Men Use Permanent Marker to Create Burglary Disguise
One of the biggest keys to orchestrating a proper burglary would seem to be having a good disguise. For example, a burglar may wear a Bill Clinton mask while breaking into a house in order to pin the crime on the former president rather than themselves. Almost anything can be used to hide a face during a criminal activity, and almost anything has, including ski masks, underwear, paper bags, and cardboard boxes. The most important characteristics of a good disguise are twofold. First, it is important that the disguise makes it so that people cannot recognize you (hence the “disguise” element). Second, it must be easy to dispose of after the commission of the crime to avoid leaving a trail of evidence. Two clever criminals from Iowa recently neglected these two important factors in coming up with their disguise, facilitating their arrest for burglary.

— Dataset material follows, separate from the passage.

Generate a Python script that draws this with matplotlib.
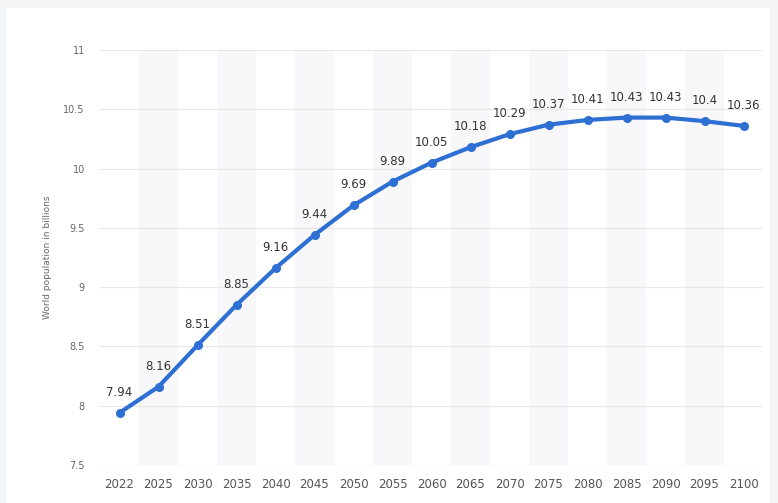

The expression, “It’s written all over your face,” is often used to describe someone who looks guilty or whose face gives away the truth in some fashion. This phrase has taken on new meaning after the two burglars mentioned above decided to disguise themselves during a burglary attempt by coloring their faces with permanent markers. Shockingly, this disguise proved ineffective. Not only did the permanent marker fail to hide their facial features, but the burglars were more than likely the only two people riding around town with permanent marker all over their faces. Such a disguise clearly fails both of the important disguise-choosing criteria discussed above and was woefully ineffective at helping the criminals evade authorities. Police pulled over a car matching the description given by the victims some time after the burglary, saw the two men sitting inside with marker all over their faces, and arrested them. They were charged with burglary.
Burglary occurs under Tennessee law any time a person, without the consent of the property owner:
- “Enters a building other than a habitation (or any portion thereof) not open to the public, with intent to commit a felony, theft or assault;
- Remains concealed, with the intent to commit a felony, theft or assault, in a building;
- Enters a building and commits or attempts to commit a felony, theft or assault; or
- Enters any freight or passenger car, automobile, truck, trailer, boat, airplane or other motor vehicle with intent to commit a felony, theft or assault or commits or attempts to commit a felony, theft or assault.”

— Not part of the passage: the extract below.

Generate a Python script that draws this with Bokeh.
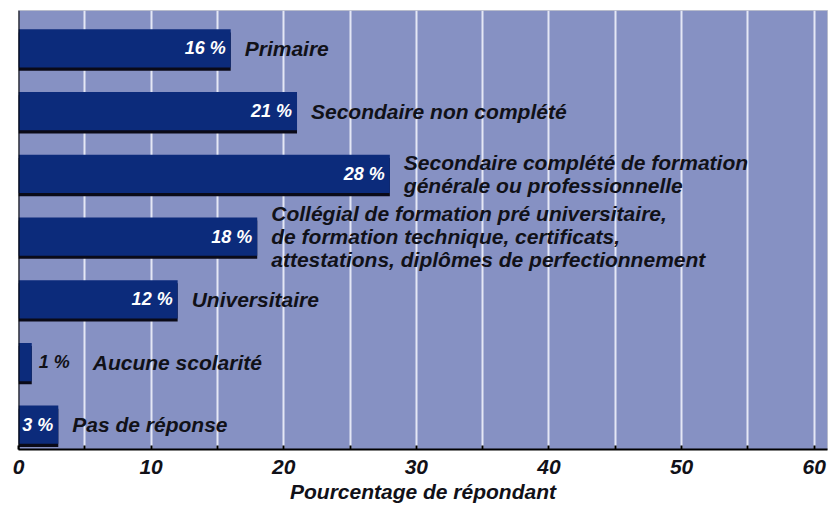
from bokeh.plotting import figure
from bokeh.models import FactorRange, Range1d, Span, SingleIntervalTicker, ColumnDataSource
from bokeh.transform import dodge
from bokeh.core.properties import value
from bokeh.embed import file_html
from bokeh.resources import INLINE

categories = [
    "Primaire",
    "Secondaire non complété",
    "Secondaire complété de formation\ngénérale ou professionnelle",
    "Collégial de formation pré universitaire,\nde formation technique, certificats,\nattestations, diplômes de perfectionnement",
    "Universitaire",
    "Aucune scolarité",
    "Pas de réponse",
]
percentages = [16, 21, 28, 18, 12, 1, 3]
x_title = "Pourcentage de répondant"

FONT = value("Liberation Sans")
BAR = "#0c2b7b"
BG = "#8691c3"
INK = "#111118"

inside = [v >= 3 for v in percentages]
src = ColumnDataSource(dict(
    cat=categories,
    val=percentages,
    vtext=[f"{v} %" for v in percentages],
    vcol=["white" if i else INK for i in inside],
    valign=["right" if i else "left" for i in inside],
    voff=[-5 if i else 7 for i in inside],
    loff=[14 if i else 61 for i in inside],
))

p = figure(
    y_range=FactorRange(factors=list(reversed(categories)), range_padding=0),
    x_range=Range1d(0, 61),
    frame_width=809, frame_height=439,
    min_border_left=18, min_border_top=10, min_border_right=3, min_border_bottom=0,
    output_backend="svg", toolbar_location=None,
    background_fill_color=BG, border_fill_color="white",
)
p.outline_line_color = "#b8bccc"
p.outline_line_width = 1

p.ygrid.visible = False
p.xgrid.ticker = SingleIntervalTicker(interval=5)
p.xgrid.grid_line_color = "#e4e7f5"
p.xgrid.grid_line_width = 2

p.yaxis.visible = False
ax = p.xaxis[0]
ax.ticker = SingleIntervalTicker(interval=5)
ax.major_label_overrides = {t: "" for t in range(5, 65, 10)}
ax.minor_tick_line_color = None
ax.major_tick_in = 4
ax.major_tick_out = 0
ax.major_tick_line_color = "black"
ax.major_tick_line_width = 2
ax.axis_line_color = "black"
ax.axis_line_width = 2
ax.major_label_standoff = 6
ax.major_label_text_font = "Liberation Sans"
ax.major_label_text_font_style = "bold italic"
ax.major_label_text_font_size = "21px"
ax.major_label_text_color = INK
ax.axis_label = x_title
ax.axis_label_standoff = 3
ax.axis_label_text_font = "Liberation Sans"
ax.axis_label_text_font_style = "bold italic"
ax.axis_label_text_font_size = "21px"
ax.axis_label_text_color = INK

off = -0.105
# shadow
p.hbar(y=dodge("cat", off - 0.05, range=p.y_range), right="val", left=0, height=0.61,
       source=src, fill_color="#0a0a18", line_color=None)
p.hbar(y=dodge("cat", off, range=p.y_range), right="val", left=0, height=0.61,
       source=src, fill_color=BAR, line_color=None)

p.add_layout(Span(location=0, dimension="height", line_color="black", line_width=2))

p.text(x="val", y=dodge("cat", off, range=p.y_range), text="vtext", source=src,
       text_color="vcol", text_align="valign", x_offset="voff", text_baseline="middle",
       text_font=FONT, text_font_style="bold italic", text_font_size="18px")
p.text(x="val", y=dodge("cat", off, range=p.y_range), text="cat", source=src,
       text_color=INK, text_align="left", x_offset="loff", text_baseline="middle",
       text_font=FONT, text_font_style="bold italic", text_font_size="21px",
       text_line_height=1.0)

open("out.html", "w").write(file_html(p, INLINE))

Burglary under sections (1) through (3) is a Class D Felony, while burglary under (4) is a Class E felony. A Class D felony is punishable by up to twelve years in prison and a $5,000 fine. A Class E felony is punishable by one to six years and a $3,000 fine.
The most important lesson to learn from this situation is not to commit burglary. The second would be that it is probably not best to disguise yourself by putting permanent decorations on your face that clearly identify you as the guilty party. It will be hard to deny guilt for such an offense if the truth is literally written all over your face.